BRIEF –
Print the records below exactly, from the line containing "Output the web" down to the line containing "const y = d3.scaleLinear().domain([-0.1, 0.5]).range([462, 14])", both lines included, and omit every picture.

# Start of MATERIALS PROVIDED

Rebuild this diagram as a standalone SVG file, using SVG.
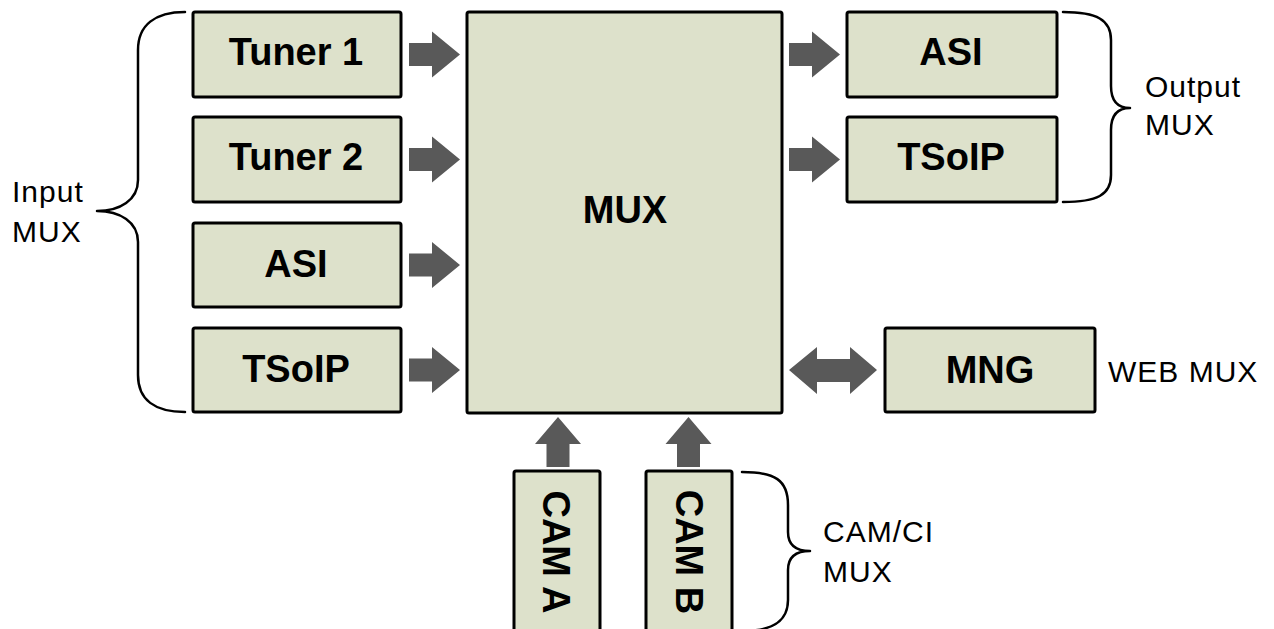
<svg xmlns="http://www.w3.org/2000/svg" width="1274" height="629" viewBox="0 0 1274 629">
<style>
.box{fill:#DDE1CB;stroke:#000;stroke-width:3;stroke-linejoin:round}
.bl{font-family:"Liberation Sans",Arial,sans-serif;font-weight:bold;font-size:38px;fill:#000;text-anchor:middle}
.lb{font-family:"Liberation Sans",Arial,sans-serif;font-size:30px;fill:#000;letter-spacing:1px}
.arr{fill:#595959}
.brace{fill:none;stroke:#000;stroke-width:2.5;stroke-linecap:round;stroke-linejoin:round}
</style>
<defs>
<path id="ra" d="M0,-11.5 H23 V-23 L51,0 L23,23 V11.5 H0 Z"/>
<path id="ua" d="M-11.5,0 V-23 H-23 L0,-50 L23,-23 H11.5 V0 Z"/>
</defs>
<rect width="1274" height="629" fill="#fff"/>
<g id="connectors">
<use href="#ra" class="arr" x="409" y="54.5"/>
<use href="#ra" class="arr" x="409" y="159.5"/>
<use href="#ra" class="arr" x="409" y="265"/>
<use href="#ra" class="arr" x="409" y="370"/>
<use href="#ra" class="arr" x="789" y="54.5"/>
<use href="#ra" class="arr" x="789" y="159.5"/>
<path class="arr" d="M789,370 L817,347 V359 H850 V347 L877,370 L850,394 V382 H817 V394 Z"/>
<use href="#ua" class="arr" x="558" y="467"/>
<use href="#ua" class="arr" x="688.5" y="467"/>
</g>
<g id="braces">
<path class="brace" d="M185,12 C155,12 138,25 138,50 L138,180 C138,200 120,211 97,211 C120,211 138,222 138,242 L138,375 C138,400 155,412 185,412"/>
<path class="brace" d="M1063,12 C1097,12 1111,20 1111,40 L1111,86 C1111,100 1117,108 1130,108 C1117,108 1111,116 1111,130 L1111,175 C1111,195 1097,202 1063,202"/>
<path class="brace" d="M742,472 C775,472 788,480 788,505 L788,532 C788,545 796,551 810,551 C796,551 788,557 788,570 L788,600 C788,620 775,631 742,631"/>
</g>
<g id="tuner1"><rect class="box" x="193" y="12" width="208" height="85" rx="2"/><text class="bl" x="296" y="65">Tuner 1</text></g>
<g id="tuner2"><rect class="box" x="193" y="117" width="208" height="85" rx="2"/><text class="bl" x="296" y="170">Tuner 2</text></g>
<g id="asi-in"><rect class="box" x="193" y="223" width="208" height="84" rx="2"/><text class="bl" x="296" y="277">ASI</text></g>
<g id="tsoip-in"><rect class="box" x="193" y="328" width="208" height="84" rx="2"/><text class="bl" x="296" y="382">TSoIP</text></g>
<g id="mux"><rect class="box" x="467" y="12" width="315" height="401" rx="2"/><text class="bl" x="625" y="223">MUX</text></g>
<g id="asi-out"><rect class="box" x="847" y="12" width="210" height="85" rx="2"/><text class="bl" x="951" y="65">ASI</text></g>
<g id="tsoip-out"><rect class="box" x="847" y="117" width="210" height="85" rx="2"/><text class="bl" x="951" y="170">TSoIP</text></g>
<g id="mng"><rect class="box" x="885" y="328" width="210" height="84" rx="2"/><text class="bl" x="990" y="383">MNG</text></g>
<g id="cam-a"><rect class="box" x="514" y="471" width="86" height="170" rx="2"/><text class="bl" transform="translate(543,552) rotate(90)" x="0" y="0">CAM A</text></g>
<g id="cam-b"><rect class="box" x="646" y="471" width="86" height="170" rx="2"/><text class="bl" transform="translate(676,552) rotate(90)" x="0" y="0">CAM B</text></g>
<g id="labels">
<text class="lb" x="12" y="202">Input</text>
<text class="lb" x="12" y="242">MUX</text>
<text class="lb" x="1145" y="97">Output</text>
<text class="lb" x="1145" y="135">MUX</text>
<text class="lb" x="1108" y="382">WEB MUX</text>
<text class="lb" x="823" y="542">CAM/CI</text>
<text class="lb" x="823" y="582">MUX</text>
</g>
</svg>
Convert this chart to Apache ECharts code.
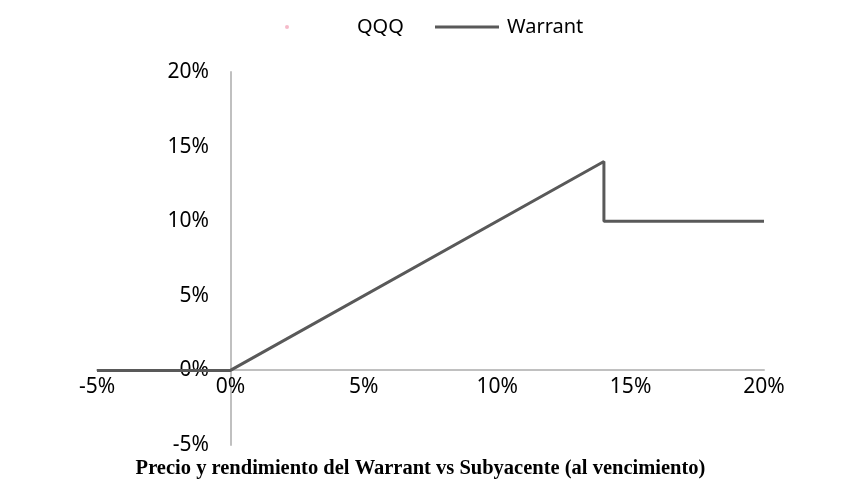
<!DOCTYPE html>
<html>
<head>
<meta charset="utf-8">
<script src="https://cdn.jsdelivr.net/npm/echarts@6/dist/echarts.min.js"></script>
<style>
  html, body { margin: 0; padding: 0; background: #fff; }
  #chart { width: 841px; height: 495px; }
</style>
</head>
<body>
<div id="chart"></div>
<script>
// rendimiento subyacente (%) vs rendimiento warrant (%)
var warrantX = [-5, 0, 14, 14, 20];
var warrantY = [0, 0, 14, 10, 10];
var qqqData = [];
var axisTicks = [-5, 0, 5, 10, 15, 20];
var titleText = "Precio y rendimiento del Warrant vs Subyacente (al vencimiento)";

var warrantData = warrantX.map(function (x, i) { return [x, warrantY[i]]; });
var font = "Noto Sans";

var myChart = echarts.init(document.getElementById("chart"));
myChart.setOption({
  animation: false,
  title: {
    text: titleText,
    left: "center",
    top: 453,
    textStyle: {
      fontFamily: "Liberation Serif",
      fontWeight: "bold",
      fontSize: 20.5,
      color: "#000"
    }
  },
  legend: [
    {
      data: [{ name: "QQQ", icon: "circle" }],
      left: 280,
      top: 12,
      itemWidth: 4,
      itemHeight: 4,
      textStyle: { fontFamily: font, fontSize: 20, color: "#000", padding: [0, 0, 0, 63] }
    },
    {
      data: [{ name: "Warrant", icon: "rect" }],
      left: 430,
      top: 12,
      itemWidth: 64,
      itemHeight: 3,
      textStyle: { fontFamily: font, fontSize: 20, color: "#000", padding: [0, 0, 0, 3] }
    }
  ],
  grid: {
    left: 97,
    right: 77,
    top: 72,
    bottom: 50,
    containLabel: false
  },
  xAxis: {
    type: "value",
    min: axisTicks[0],
    max: axisTicks[axisTicks.length - 1],
    interval: 5,
    offset: -75,
    axisLine: { show: true, onZero: false, lineStyle: { color: "#c0c0c0", width: 2 } },
    axisTick: { show: false },
    splitLine: { show: false },
    axisLabel: {
      margin: 7,
      fontFamily: font,
      fontSize: 21,
      color: "#000",
      formatter: "{value}%"
    }
  },
  yAxis: {
    type: "value",
    min: axisTicks[0],
    max: axisTicks[axisTicks.length - 1],
    interval: 5,
    offset: -134,
    axisLine: { show: true, onZero: false, lineStyle: { color: "#c0c0c0", width: 2 } },
    axisTick: { show: false },
    splitLine: { show: false },
    axisLabel: {
      margin: 22,
      fontFamily: font,
      fontSize: 21,
      color: "#000",
      formatter: "{value}%"
    }
  },
  series: [
    {
      name: "QQQ",
      type: "scatter",
      symbolSize: 2,
      itemStyle: { color: "#f2a9bc" },
      data: qqqData
    },
    {
      name: "Warrant",
      type: "line",
      symbol: "none",
      lineStyle: { color: "#595959", width: 3 },
      itemStyle: { color: "#595959" },
      data: warrantData
    }
  ]
});
</script>
</body>
</html>
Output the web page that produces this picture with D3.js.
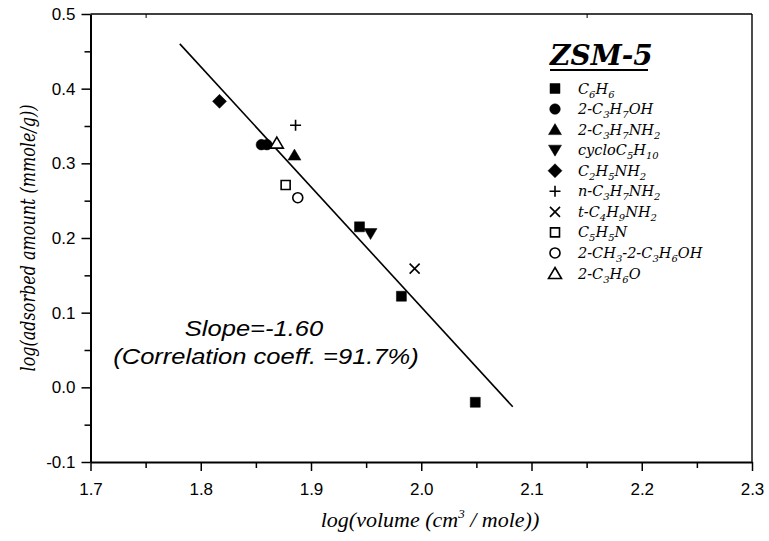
<!DOCTYPE html>
<meta charset="utf-8">
<head>
    <script src="https://cdn.jsdelivr.net/npm/d3@7"></script>
    <style>
        body { margin: 0; background: #fff; }
        .axis path, .axis line { stroke: #000; }
        .axis text { font-family: "Liberation Sans", Arial, sans-serif; font-size: 17px; fill: #000; }
    </style>
</head>
<body>
<div id="chart"></div>
<script>
    // compounds, legend order
    const compounds = ["C_6H_6", "2-C_3H_7OH", "2-C_3H_7NH_2", "cycloC_5H_10", "C_2H_5NH_2",
        "n-C_3H_7NH_2", "t-C_4H_9NH_2", "C_5H_5N", "2-CH_3-2-C_3H_6OH", "2-C_3H_6O"]
    const markers = ["square", "circle", "triangle", "triangleDown", "diamond",
        "plus", "cross", "squareOpen", "circleOpen", "triangleOpen"]
    const volumeLog = [[1.944, 1.982, 2.049], [1.855, 1.860], [1.885], [1.954], [1.817],
        [1.886], [1.994], [1.877], [1.888], [1.869]]
    const adsorbedLog = [[0.215, 0.122, -0.020], [0.325, 0.325], [0.311], [0.206], [0.383],
        [0.351], [0.159], [0.271], [0.254], [0.327]]

    const fitX = [1.781, 2.083]
    const fitY = [0.460, -0.026]

    const xTicks = [1.7, 1.8, 1.9, 2.0, 2.1, 2.2, 2.3]
    const xTickLabels = ["1.7", "1.8", "1.9", "2.0", "2.1", "2.2", "2.3"]
    const xMinor = [1.75, 1.85, 1.95, 2.05, 2.15, 2.25]
    const yTicks = [-0.1, 0.0, 0.1, 0.2, 0.3, 0.4, 0.5]
    const yTickLabels = ["-0.1", "0.0", "0.1", "0.2", "0.3", "0.4", "0.5"]
    const yMinor = [-0.05, 0.05, 0.15, 0.25, 0.35, 0.45]
    const topTicks = [1.75, 2.15]

    const width = 769, height = 541

    const svg = d3.select("#chart").append("svg")
        .attr("width", width)
        .attr("height", height)

    const x = d3.scaleLinear().domain([1.7, 2.3]).range([90.5, 752])
    const y = d3.scaleLinear().domain([-0.1, 0.5]).range([462, 14])

    // frame
    svg.append("line").attr("x1", x(1.7)).attr("x2", x(2.3)).attr("y1", y(0.5)).attr("y2", y(0.5))
        .attr("stroke", "#000").attr("stroke-width", 1.4)
    svg.append("line").attr("x1", x(2.3)).attr("x2", x(2.3)).attr("y1", y(0.5)).attr("y2", y(-0.1))
        .attr("stroke", "#000").attr("stroke-width", 1.4)
    svg.append("g")
        .attr("class", "axis")
        .attr("transform", `translate(0, ${y(0.5)})`)
        .call(d3.axisBottom(x).tickValues(topTicks).tickSize(4).tickFormat(""))
        .call(g => g.select(".domain").remove())
        .call(g => g.selectAll("text").remove())

    // minor ticks
    svg.append("g")
        .attr("class", "axis")
        .attr("transform", `translate(0, ${y(-0.1)})`)
        .call(d3.axisBottom(x).tickValues(xMinor).tickSize(6).tickFormat(""))
        .call(g => g.select(".domain").remove())
        .call(g => g.selectAll("text").remove())
        .selectAll("line").attr("stroke-width", 1.5)
    svg.append("g")
        .attr("class", "axis")
        .attr("transform", `translate(${x(1.7)}, 0)`)
        .call(d3.axisLeft(y).tickValues(yMinor).tickSize(6).tickFormat(""))
        .call(g => g.select(".domain").remove())
        .call(g => g.selectAll("text").remove())
        .selectAll("line").attr("stroke-width", 1.5)

    const bottomAxis = svg.append("g")
        .attr("class", "axis")
        .attr("transform", `translate(0, ${y(-0.1)})`)
        .call(d3.axisBottom(x).tickValues(xTicks).tickSize(9).tickSizeOuter(0).tickPadding(12)
            .tickFormat((d, i) => xTickLabels[i]))
    bottomAxis.select(".domain").attr("stroke-width", 2)
    bottomAxis.selectAll("line").attr("stroke-width", 1.5)

    const leftAxis = svg.append("g")
        .attr("class", "axis")
        .attr("transform", `translate(${x(1.7)}, 0)`)
        .call(d3.axisLeft(y).tickValues(yTicks).tickSize(9).tickSizeOuter(0).tickPadding(6)
            .tickFormat((d, i) => yTickLabels[i]))
    leftAxis.select(".domain").attr("stroke-width", 2)
    leftAxis.selectAll("line").attr("stroke-width", 1.5)

    // axis titles
    const xTitle = svg.append("text")
        .attr("x", 430)
        .attr("y", 527)
        .attr("text-anchor", "middle")
        .style("font-family", "'Liberation Serif', serif")
        .style("font-style", "italic")
        .style("font-size", "22px")
    xTitle.append("tspan").text("log(volume (cm")
    xTitle.append("tspan").attr("dy", -9).style("font-size", "13px").text("3")
    xTitle.append("tspan").attr("dy", 9).text(" / mole))")

    svg.append("text")
        .attr("transform", `translate(35, 238) scale(1.25, 1) rotate(-90)`)
        .attr("text-anchor", "middle")
        .style("font-family", "'DejaVu Serif', serif")
        .style("font-style", "italic")
        .style("font-size", "16px")
        .text("log(adsorbed amount (mmole/g))")

    // fitted line
    svg.append("path")
        .datum(d3.zip(fitX, fitY))
        .attr("fill", "none")
        .attr("stroke", "#000")
        .attr("stroke-width", 1.6)
        .attr("d", d3.line().x(d => x(d[0])).y(d => y(d[1])))

    // marker shapes
    function markerPath(kind) {
        const p = d3.path()
        if (kind == "square" || kind == "squareOpen") {
            const r = kind == "square" ? 5 : 4.5
            p.rect(-r, -r, 2 * r, 2 * r)
        } else if (kind == "circle" || kind == "circleOpen") {
            const r = kind == "circle" ? 5.3 : 5
            p.arc(0, 0, r, 0, 2 * Math.PI)
        } else if (kind == "triangle" || kind == "triangleOpen") {
            p.moveTo(0, -6); p.lineTo(6.5, 5); p.lineTo(-6.5, 5); p.closePath()
        } else if (kind == "triangleDown") {
            p.moveTo(0, 6); p.lineTo(6.5, -5); p.lineTo(-6.5, -5); p.closePath()
        } else if (kind == "diamond") {
            p.moveTo(0, -7); p.lineTo(7, 0); p.lineTo(0, 7); p.lineTo(-7, 0); p.closePath()
        } else if (kind == "plus") {
            p.moveTo(-5.5, 0); p.lineTo(5.5, 0); p.moveTo(0, -5.5); p.lineTo(0, 5.5)
        } else if (kind == "cross") {
            p.moveTo(-5, -5); p.lineTo(5, 5); p.moveTo(-5, 5); p.lineTo(5, -5)
        }
        return p.toString()
    }
    const filled = k => ["square", "circle", "triangle", "triangleDown", "diamond"].includes(k)

    function styleMarker(sel, kind) {
        sel.attr("d", markerPath(kind))
            .attr("fill", filled(kind) ? "#000" : (kind == "plus" || kind == "cross" ? "none" : "#fff"))
            .attr("stroke", "#000")
            .attr("stroke-width", filled(kind) ? 0.5 : 1.6)
    }

    const points = []
    compounds.forEach((c, i) => {
        volumeLog[i].forEach((v, j) => points.push({ kind: markers[i], x: v, y: adsorbedLog[i][j] }))
    })

    svg.append("g").selectAll("path")
        .data(points)
        .enter()
        .append("path")
        .attr("transform", d => `translate(${x(d.x)}, ${y(d.y)})`)
        .each(function (d) { styleMarker(d3.select(this), d.kind) })

    // annotation (scan is stretched sideways, so widen the text a little)
    const noteText = (cx, cy, s) => svg.append("text")
        .attr("transform", `translate(${cx}, ${cy}) scale(1.16, 1)`)
        .attr("text-anchor", "middle")
        .style("font-family", "'Liberation Sans', Arial, sans-serif")
        .style("font-style", "italic")
        .style("font-size", "22px")
        .text(s)
    noteText(254, 336, "Slope=-1.60")
    noteText(266, 364, "(Correlation coeff. =91.7%)")

    // legend
    const legend = svg.append("g")
    legend.append("text")
        .attr("x", 550).attr("y", 65)
        .style("font-family", "'DejaVu Serif', serif")
        .style("font-style", "italic")
        .style("font-weight", "bold")
        .style("font-size", "28px")
        .text("ZSM-5")
    legend.append("line")
        .attr("x1", 550).attr("x2", 648).attr("y1", 70).attr("y2", 70)
        .attr("stroke", "#000").attr("stroke-width", 2)

    const rowY = d3.scalePoint().domain(d3.range(compounds.length)).range([88.5, 273.5])

    compounds.forEach((c, i) => {
        const row = legend.append("g").attr("transform", `translate(0, ${rowY(i)})`)
        row.append("path")
            .attr("transform", "translate(555, 0)")
            .call(styleMarker, markers[i])
        const t = row.append("text")
            .attr("x", 578).attr("y", 5)
            .style("font-family", "'DejaVu Serif', serif")
            .style("font-style", "italic")
            .style("font-size", "14.5px")
        let low = false
        c.split(/(_\d+)/).filter(s => s.length).forEach(s => {
            if (s[0] == "_") {
                t.append("tspan").attr("dy", 4).style("font-size", "10px").text(s.slice(1))
                low = true
            } else {
                t.append("tspan").attr("dy", low ? -4 : 0).text(s)
                low = false
            }
        })
    })
</script>
</body>
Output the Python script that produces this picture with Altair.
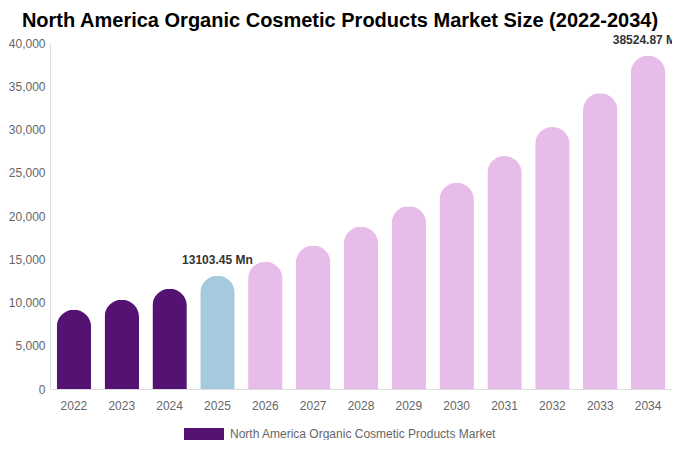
import altair as alt
import pandas as pd

years = ["2022", "2023", "2024", "2025", "2026", "2027", "2028", "2029", "2030", "2031", "2032", "2033", "2034"]
values = [9160, 10320, 11590, 13103.45, 14720, 16580, 18750, 21130, 23850, 26930, 30290, 34200, 38524.87]
labels = ["", "", "", "13103.45 Mn", "", "", "", "", "", "", "", "", "38524.87 Mn"]
series_name = "North America Organic Cosmetic Products Market"

DARK = "#541273"
BLUE = "#a5cade"
PINK = "#e7bce8"

df = pd.DataFrame({"Year": years, "Value": values, "Label": labels, "Series": [series_name] * len(years)})

FONT = "Liberation Sans"

x_enc = alt.X("Year:N", sort=years,
              scale=alt.Scale(paddingInner=0.28, paddingOuter=0.14),
              axis=alt.Axis(title=None, labelAngle=0, labelFontSize=12, labelColor="#666666",
                            labelFont=FONT, ticks=False, domainColor="#dddddd",
                            labelPadding=11, grid=False))
y_enc = alt.Y("Value:Q", scale=alt.Scale(domain=[0, 40000], nice=False),
              axis=alt.Axis(title=None, values=list(range(0, 40001, 5000)), format=",d",
                            labelFontSize=12, labelColor="#666666", labelFont=FONT,
                            ticks=False, domainColor="#dddddd", labelPadding=5, grid=False))

bars = alt.Chart(df).mark_bar(cornerRadiusTopLeft=17.5, cornerRadiusTopRight=17.5).encode(
    x=x_enc,
    y=y_enc,
    color=alt.Color("Series:N",
                    scale=alt.Scale(range=[DARK]),
                    legend=alt.Legend(title=None, orient="none", legendX=134, legendY=371,
                                      symbolType="M-1,-0.3H1V0.3H-1Z", symbolSize=1600,
                                      symbolStrokeWidth=0, symbolOpacity=1,
                                      labelFontSize=12, labelColor="#666666", labelFont=FONT,
                                      labelOffset=6, labelLimit=500, padding=0,
                                      direction="horizontal"),
                    condition=[{"test": "datum.Year == '2025'", "value": BLUE},
                               {"test": "toNumber(datum.Year) > 2025", "value": PINK}]),
)

text = alt.Chart(df).mark_text(font=FONT, fontSize=12, fontWeight="bold", color="#333333",
                               baseline="alphabetic", dy=-12).encode(
    x=alt.X("Year:N", sort=years),
    y=alt.Y("Value:Q"),
    text="Label:N",
)

chart = alt.layer(bars, text).properties(
    width=622,
    height=346,
    padding={"left": 42, "top": 35, "right": 0, "bottom": 51},
    autosize=alt.AutoSizeParams(type="none"),
    title=alt.TitleParams(series_name + " Size (2022-2034)", font=FONT, fontSize=20,
                          fontWeight="bold", color="#000000", anchor="middle", dx=-21, offset=3),
).configure_view(stroke=None)

chart.save("out.html", embed_options={"renderer": "svg", "actions": False})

# End of MATERIALS PROVIDED

COMPLETED EXERCISE –
Output the web page that produces this picture with D3.js.
<!DOCTYPE html>
<meta charset="utf-8">
<head>
    <script src="https://cdn.jsdelivr.net/npm/d3@7"></script>
    <style>
        body { margin: 0; background: #fff; }
        .axis path, .axis line { stroke: #000; }
        .axis text { font-family: "Liberation Sans", Arial, sans-serif; font-size: 17px; fill: #000; }
    </style>
</head>
<body>
<div id="chart"></div>
<script>
    // compounds, legend order
    const compounds = ["C_6H_6", "2-C_3H_7OH", "2-C_3H_7NH_2", "cycloC_5H_10", "C_2H_5NH_2",
        "n-C_3H_7NH_2", "t-C_4H_9NH_2", "C_5H_5N", "2-CH_3-2-C_3H_6OH", "2-C_3H_6O"]
    const markers = ["square", "circle", "triangle", "triangleDown", "diamond",
        "plus", "cross", "squareOpen", "circleOpen", "triangleOpen"]
    const volumeLog = [[1.944, 1.982, 2.049], [1.855, 1.860], [1.885], [1.954], [1.817],
        [1.886], [1.994], [1.877], [1.888], [1.869]]
    const adsorbedLog = [[0.215, 0.122, -0.020], [0.325, 0.325], [0.311], [0.206], [0.383],
        [0.351], [0.159], [0.271], [0.254], [0.327]]

    const fitX = [1.781, 2.083]
    const fitY = [0.460, -0.026]

    const xTicks = [1.7, 1.8, 1.9, 2.0, 2.1, 2.2, 2.3]
    const xTickLabels = ["1.7", "1.8", "1.9", "2.0", "2.1", "2.2", "2.3"]
    const xMinor = [1.75, 1.85, 1.95, 2.05, 2.15, 2.25]
    const yTicks = [-0.1, 0.0, 0.1, 0.2, 0.3, 0.4, 0.5]
    const yTickLabels = ["-0.1", "0.0", "0.1", "0.2", "0.3", "0.4", "0.5"]
    const yMinor = [-0.05, 0.05, 0.15, 0.25, 0.35, 0.45]
    const topTicks = [1.75, 2.15]

    const width = 769, height = 541

    const svg = d3.select("#chart").append("svg")
        .attr("width", width)
        .attr("height", height)

    const x = d3.scaleLinear().domain([1.7, 2.3]).range([90.5, 752])
    const y = d3.scaleLinear().domain([-0.1, 0.5]).range([462, 14])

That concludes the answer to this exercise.